> STATED TASK: Write out the entire listing below exactly, with the pictures left out.

> COLLECTED MATERIAL:

::::::

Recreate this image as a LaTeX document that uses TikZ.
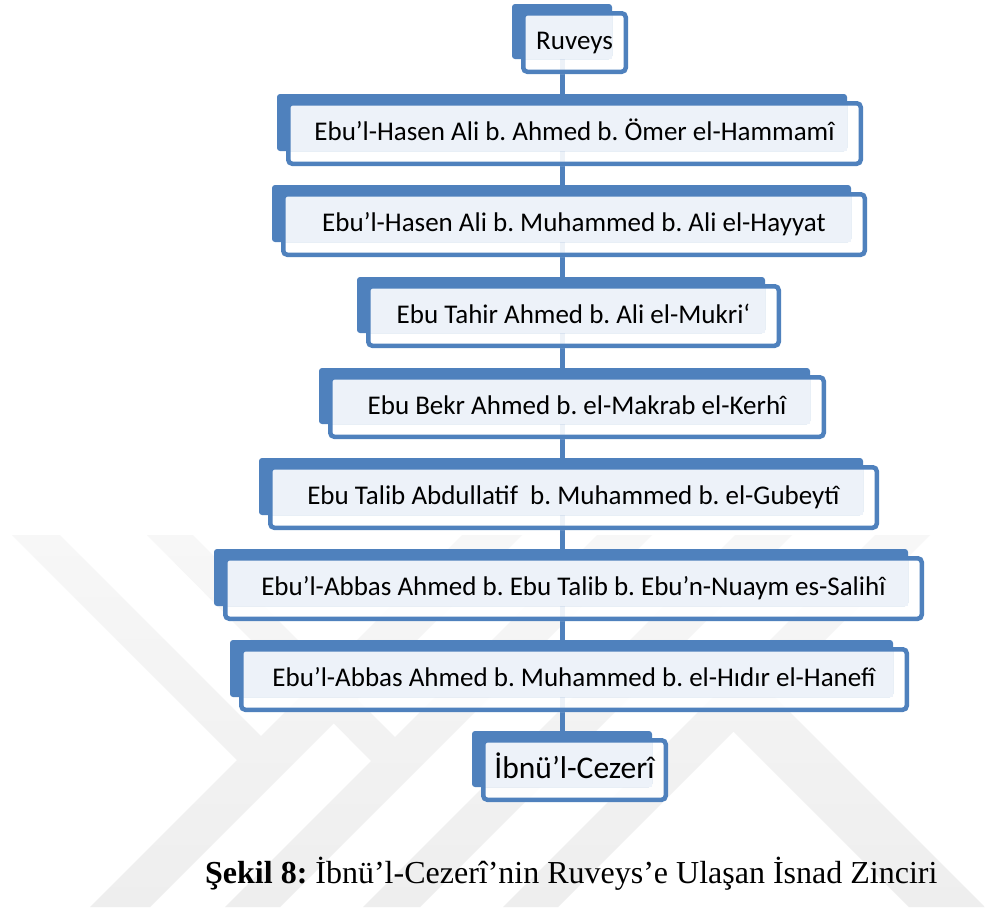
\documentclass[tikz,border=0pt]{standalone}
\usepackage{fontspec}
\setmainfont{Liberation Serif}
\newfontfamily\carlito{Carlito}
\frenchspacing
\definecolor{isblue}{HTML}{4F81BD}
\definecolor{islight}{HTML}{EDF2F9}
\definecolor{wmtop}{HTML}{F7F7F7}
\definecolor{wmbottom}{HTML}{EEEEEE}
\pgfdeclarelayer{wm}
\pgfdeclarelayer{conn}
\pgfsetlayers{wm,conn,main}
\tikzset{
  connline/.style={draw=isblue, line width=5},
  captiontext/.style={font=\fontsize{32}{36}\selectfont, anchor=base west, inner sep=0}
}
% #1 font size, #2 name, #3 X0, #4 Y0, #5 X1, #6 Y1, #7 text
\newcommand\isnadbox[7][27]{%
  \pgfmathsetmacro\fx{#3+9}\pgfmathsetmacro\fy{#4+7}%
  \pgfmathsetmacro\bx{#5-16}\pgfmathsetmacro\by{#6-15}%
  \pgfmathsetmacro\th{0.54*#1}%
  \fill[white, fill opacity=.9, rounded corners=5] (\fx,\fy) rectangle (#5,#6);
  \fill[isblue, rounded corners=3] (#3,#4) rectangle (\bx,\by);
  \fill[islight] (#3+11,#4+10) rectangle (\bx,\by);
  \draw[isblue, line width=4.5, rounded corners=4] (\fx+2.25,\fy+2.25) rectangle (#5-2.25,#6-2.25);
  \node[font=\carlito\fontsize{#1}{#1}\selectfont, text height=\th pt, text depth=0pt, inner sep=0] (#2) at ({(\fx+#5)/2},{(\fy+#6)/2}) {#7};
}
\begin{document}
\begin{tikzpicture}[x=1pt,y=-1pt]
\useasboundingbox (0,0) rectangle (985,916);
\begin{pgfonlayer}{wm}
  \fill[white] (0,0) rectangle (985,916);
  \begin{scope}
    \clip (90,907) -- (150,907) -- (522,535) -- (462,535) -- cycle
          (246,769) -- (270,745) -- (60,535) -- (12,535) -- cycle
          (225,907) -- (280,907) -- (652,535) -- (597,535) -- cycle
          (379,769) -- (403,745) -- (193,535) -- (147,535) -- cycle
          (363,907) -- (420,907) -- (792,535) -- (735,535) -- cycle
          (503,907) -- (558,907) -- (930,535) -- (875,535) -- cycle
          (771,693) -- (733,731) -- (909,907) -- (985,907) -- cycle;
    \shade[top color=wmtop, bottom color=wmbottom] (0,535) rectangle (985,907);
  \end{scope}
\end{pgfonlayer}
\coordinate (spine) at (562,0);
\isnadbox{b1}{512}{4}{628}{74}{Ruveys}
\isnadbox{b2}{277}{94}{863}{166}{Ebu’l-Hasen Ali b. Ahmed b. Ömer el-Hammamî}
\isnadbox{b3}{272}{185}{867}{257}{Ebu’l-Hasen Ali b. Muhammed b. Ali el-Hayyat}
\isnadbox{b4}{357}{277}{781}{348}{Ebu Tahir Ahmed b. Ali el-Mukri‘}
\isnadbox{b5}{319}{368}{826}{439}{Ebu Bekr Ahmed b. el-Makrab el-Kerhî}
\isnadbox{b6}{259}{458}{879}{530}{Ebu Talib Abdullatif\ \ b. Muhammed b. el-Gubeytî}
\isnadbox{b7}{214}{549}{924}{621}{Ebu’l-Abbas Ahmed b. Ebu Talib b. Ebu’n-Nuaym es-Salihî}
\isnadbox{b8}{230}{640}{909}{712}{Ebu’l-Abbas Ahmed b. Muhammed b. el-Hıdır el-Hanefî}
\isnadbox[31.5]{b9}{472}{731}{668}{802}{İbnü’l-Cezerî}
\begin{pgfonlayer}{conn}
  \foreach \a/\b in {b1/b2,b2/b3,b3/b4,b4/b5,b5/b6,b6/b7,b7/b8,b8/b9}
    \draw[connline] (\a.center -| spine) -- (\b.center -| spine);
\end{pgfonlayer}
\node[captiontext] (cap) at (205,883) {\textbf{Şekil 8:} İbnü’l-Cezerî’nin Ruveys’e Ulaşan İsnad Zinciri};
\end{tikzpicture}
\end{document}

::::::

> ANSWER FOR THIS EXERCISE:
Recreate this image as a LaTeX document that uses TikZ.
\documentclass[tikz,border=0pt]{standalone}
\usepackage{fontspec}
\setmainfont{Liberation Serif}
\newfontfamily\carlito{Carlito}
\frenchspacing
\definecolor{isblue}{HTML}{4F81BD}
\definecolor{islight}{HTML}{EDF2F9}
\definecolor{wmtop}{HTML}{F7F7F7}
\definecolor{wmbottom}{HTML}{EEEEEE}
\pgfdeclarelayer{wm}
\pgfdeclarelayer{conn}
\pgfsetlayers{wm,conn,main}
\tikzset{
  connline/.style={draw=isblue, line width=5},
  captiontext/.style={font=\fontsize{32}{36}\selectfont, anchor=base west, inner sep=0}
}
% #1 font size, #2 name, #3 X0, #4 Y0, #5 X1, #6 Y1, #7 text
\newcommand\isnadbox[7][27]{%
  \pgfmathsetmacro\fx{#3+9}\pgfmathsetmacro\fy{#4+7}%
  \pgfmathsetmacro\bx{#5-16}\pgfmathsetmacro\by{#6-15}%
  \pgfmathsetmacro\th{0.54*#1}%
  \fill[white, fill opacity=.9, rounded corners=5] (\fx,\fy) rectangle (#5,#6);
  \fill[isblue, rounded corners=3] (#3,#4) rectangle (\bx,\by);
  \fill[islight] (#3+11,#4+10) rectangle (\bx,\by);
  \draw[isblue, line width=4.5, rounded corners=4] (\fx+2.25,\fy+2.25) rectangle (#5-2.25,#6-2.25);
  \node[font=\carlito\fontsize{#1}{#1}\selectfont, text height=\th pt, text depth=0pt, inner sep=0] (#2) at ({(\fx+#5)/2},{(\fy+#6)/2}) {#7};
}
\begin{document}
\begin{tikzpicture}[x=1pt,y=-1pt]
\useasboundingbox (0,0) rectangle (985,916);
\begin{pgfonlayer}{wm}
  \fill[white] (0,0) rectangle (985,916);
  \begin{scope}
    \clip (90,907) -- (150,907) -- (522,535) -- (462,535) -- cycle
          (246,769) -- (270,745) -- (60,535) -- (12,535) -- cycle
          (225,907) -- (280,907) -- (652,535) -- (597,535) -- cycle
          (379,769) -- (403,745) -- (193,535) -- (147,535) -- cycle
          (363,907) -- (420,907) -- (792,535) -- (735,535) -- cycle
          (503,907) -- (558,907) -- (930,535) -- (875,535) -- cycle
          (771,693) -- (733,731) -- (909,907) -- (985,907) -- cycle;
    \shade[top color=wmtop, bottom color=wmbottom] (0,535) rectangle (985,907);
  \end{scope}
\end{pgfonlayer}
\coordinate (spine) at (562,0);
\isnadbox{b1}{512}{4}{628}{74}{Ruveys}
\isnadbox{b2}{277}{94}{863}{166}{Ebu’l-Hasen Ali b. Ahmed b. Ömer el-Hammamî}
\isnadbox{b3}{272}{185}{867}{257}{Ebu’l-Hasen Ali b. Muhammed b. Ali el-Hayyat}
\isnadbox{b4}{357}{277}{781}{348}{Ebu Tahir Ahmed b. Ali el-Mukri‘}
\isnadbox{b5}{319}{368}{826}{439}{Ebu Bekr Ahmed b. el-Makrab el-Kerhî}
\isnadbox{b6}{259}{458}{879}{530}{Ebu Talib Abdullatif\ \ b. Muhammed b. el-Gubeytî}
\isnadbox{b7}{214}{549}{924}{621}{Ebu’l-Abbas Ahmed b. Ebu Talib b. Ebu’n-Nuaym es-Salihî}
\isnadbox{b8}{230}{640}{909}{712}{Ebu’l-Abbas Ahmed b. Muhammed b. el-Hıdır el-Hanefî}
\isnadbox[31.5]{b9}{472}{731}{668}{802}{İbnü’l-Cezerî}
\begin{pgfonlayer}{conn}
  \foreach \a/\b in {b1/b2,b2/b3,b3/b4,b4/b5,b5/b6,b6/b7,b7/b8,b8/b9}
    \draw[connline] (\a.center -| spine) -- (\b.center -| spine);
\end{pgfonlayer}
\node[captiontext] (cap) at (205,883) {\textbf{Şekil 8:} İbnü’l-Cezerî’nin Ruveys’e Ulaşan İsnad Zinciri};
\end{tikzpicture}
\end{document}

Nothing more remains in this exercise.